E entre os grandes desafios, dois deles me soaram muito decisivos para não me dar bem com o que apresentaram neste game. Um deles era a lentidão. Tudo para carregar e transitar entre cenas demora uma eternidade no Nintendo Switch. Sei que o console híbrido não aguenta muitos trancos, mas estamos falando de um título indie aqui.
Outra é a interface do menu inicial. Caros leitores, que ódio que isso me deu. Quando você inicia qualquer jogo atualmente, passam os logos da desenvolvedora, produtora, instruções gerais e entramos na tela principal. Não satisfeitos em demorarem uns 5 minutos para chegar até ali, eles me colocam como padrão o primeiro botão selecionado de “Novo Jogo”. Não é o de “Continuar” ou “Carregar Jogo” como todos os outros. É de iniciar a aventura do zero. Uma atualização resolveria, mas cadê que isso surgiu?

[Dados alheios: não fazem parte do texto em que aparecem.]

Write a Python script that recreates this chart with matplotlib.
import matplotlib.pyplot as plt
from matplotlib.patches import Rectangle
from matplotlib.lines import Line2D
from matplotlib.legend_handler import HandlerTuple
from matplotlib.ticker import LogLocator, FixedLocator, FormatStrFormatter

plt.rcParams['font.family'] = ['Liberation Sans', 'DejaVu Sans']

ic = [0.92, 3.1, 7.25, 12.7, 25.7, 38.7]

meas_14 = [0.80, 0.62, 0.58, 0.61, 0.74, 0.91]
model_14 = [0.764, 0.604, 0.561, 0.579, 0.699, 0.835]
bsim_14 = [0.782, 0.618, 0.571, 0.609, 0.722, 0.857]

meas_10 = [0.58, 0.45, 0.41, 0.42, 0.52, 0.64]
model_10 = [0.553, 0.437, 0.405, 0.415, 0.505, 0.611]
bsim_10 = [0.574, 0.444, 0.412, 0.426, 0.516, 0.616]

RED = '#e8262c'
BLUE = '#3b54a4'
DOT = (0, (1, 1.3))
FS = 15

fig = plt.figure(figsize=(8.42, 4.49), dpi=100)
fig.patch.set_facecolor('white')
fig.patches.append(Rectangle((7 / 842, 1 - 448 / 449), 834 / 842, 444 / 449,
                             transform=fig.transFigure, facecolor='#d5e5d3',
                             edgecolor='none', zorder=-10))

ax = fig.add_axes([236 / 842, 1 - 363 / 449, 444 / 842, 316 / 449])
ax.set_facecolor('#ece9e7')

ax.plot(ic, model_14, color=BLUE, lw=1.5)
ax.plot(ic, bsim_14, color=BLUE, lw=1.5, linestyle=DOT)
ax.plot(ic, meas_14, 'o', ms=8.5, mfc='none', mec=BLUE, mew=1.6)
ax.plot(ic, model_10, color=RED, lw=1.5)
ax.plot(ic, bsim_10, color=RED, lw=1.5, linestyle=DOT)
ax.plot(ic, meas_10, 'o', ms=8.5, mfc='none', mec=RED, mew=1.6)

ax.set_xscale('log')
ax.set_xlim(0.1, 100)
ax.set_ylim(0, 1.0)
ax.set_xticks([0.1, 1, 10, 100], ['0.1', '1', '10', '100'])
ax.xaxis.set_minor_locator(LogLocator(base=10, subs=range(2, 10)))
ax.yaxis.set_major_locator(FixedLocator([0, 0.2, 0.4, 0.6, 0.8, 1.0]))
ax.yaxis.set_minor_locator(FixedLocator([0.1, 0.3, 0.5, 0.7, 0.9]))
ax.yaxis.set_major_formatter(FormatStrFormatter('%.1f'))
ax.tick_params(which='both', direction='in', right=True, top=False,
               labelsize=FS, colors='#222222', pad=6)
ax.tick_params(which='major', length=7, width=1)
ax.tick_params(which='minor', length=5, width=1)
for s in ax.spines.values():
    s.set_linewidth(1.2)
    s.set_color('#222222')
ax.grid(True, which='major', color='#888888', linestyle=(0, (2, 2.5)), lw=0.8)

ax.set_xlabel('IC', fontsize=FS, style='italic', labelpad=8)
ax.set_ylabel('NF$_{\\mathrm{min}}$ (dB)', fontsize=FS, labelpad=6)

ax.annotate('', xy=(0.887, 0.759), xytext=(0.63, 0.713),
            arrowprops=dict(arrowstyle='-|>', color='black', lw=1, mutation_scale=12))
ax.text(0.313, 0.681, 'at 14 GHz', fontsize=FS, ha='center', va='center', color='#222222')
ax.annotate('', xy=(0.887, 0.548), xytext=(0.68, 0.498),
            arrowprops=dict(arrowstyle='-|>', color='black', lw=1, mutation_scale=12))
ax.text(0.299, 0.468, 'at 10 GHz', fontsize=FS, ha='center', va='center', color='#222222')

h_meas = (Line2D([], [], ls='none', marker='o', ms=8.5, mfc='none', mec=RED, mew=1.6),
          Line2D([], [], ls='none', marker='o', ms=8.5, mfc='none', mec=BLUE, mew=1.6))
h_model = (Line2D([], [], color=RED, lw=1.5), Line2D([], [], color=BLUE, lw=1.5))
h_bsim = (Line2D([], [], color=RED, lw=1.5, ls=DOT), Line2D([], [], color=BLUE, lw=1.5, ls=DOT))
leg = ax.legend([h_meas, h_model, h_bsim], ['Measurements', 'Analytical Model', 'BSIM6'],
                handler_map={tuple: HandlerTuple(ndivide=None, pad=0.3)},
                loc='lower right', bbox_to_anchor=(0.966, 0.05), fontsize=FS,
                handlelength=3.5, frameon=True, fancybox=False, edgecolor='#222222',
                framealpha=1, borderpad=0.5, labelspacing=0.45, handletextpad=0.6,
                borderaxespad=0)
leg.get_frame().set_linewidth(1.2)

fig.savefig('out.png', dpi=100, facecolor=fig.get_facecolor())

Isso resultou em algumas tragédias e preferi fechar o aplicativo para jogar outra coisa do que passar por aquela demora novamente. Erro meu, com toda a certeza. Porém, quem deixa o menu assim em pleno Século XXI? Batora: Lost Haven tem uma intenção boa no geral, mas te perde em vários dos detalhes – como estes que citei acima.
A balança é desequilibrada
Posso estar parecendo injusto com o título, mas ele realmente apresenta desafios que não deviam fazer parte da experiência de um RPG destes. No entanto, ele ainda tem pontos positivos e eu gostaria de falar um pouco deles, já que fizeram alguns dos tropeços valerem a pena.
Um é relacionado aos puzzles, que me lembraram até o que vemos em The Legend of Zelda: Breath of the Wild. Você ter de usar a dualidade de suas habilidades para atravessar cenários inteiros é um acerto e algumas vezes me travou – mostrando que precisava ir além do que estava pensando e vendo para chegar em meus objetivos.
A gravação de voz e animações de cutscenes de Batora: Lost Haven também chamam a atenção em seu próprio estilo, dando um charme a mais para a história. Mesmo ela não sendo um roteiro excepcional ou carregando diálogos marcantes, se deixa brilhar nestes determinados momentos em particular.
Batalhas contra os chefões também são um show à parte, com alguns deles realmente te rendendo combates que vão te segurar no sofá. Do início ao fim, isto foi um dos pontos que mais gostei em minha experiência e o fato de alguns deles terem até um sistema próprio para serem derrubados me rendeu um esforço que não esperava.
O fim vem veloz como uma navalha
Eu acredito fielmente que se tivessem investido mais nos personagens, suas motivações e mergulhassem Avril nas escolhas que fazia, teria garantido um impacto maior naquilo que propuseram ao público. Não que estendessem o tempo para 20h, 30h ou mais apenas por isso, mas trazer uma imersão maior seria mais favorável ao cenário deles.
Se a história funciona – apesar de não causar nenhuma comoção – e o gameplay também não é algo tão redondo assim, infelizmente não indicaria para que você pule de cabeça e faça de Batora: Lost Haven o jogo que investirá seu dinheiro tão cedo assim. Não é apenas com atualizações que salvarão isso, mas podem melhorar um pouco mais o que será o entretenimento de todos.
Há opções mais agradáveis no mercado de RPG isométrico, como a própria franquia Diablo, o roguelike Hades e até mesmo Torchlight. A equipe da Stormind Games se esforçou e conquistaram a curiosidade, porém ainda falta mais empenho – e investimentos da produtora Team17 – para demonstrarem que podem ampliar a sua visão para além dos excelentes títulos de terror.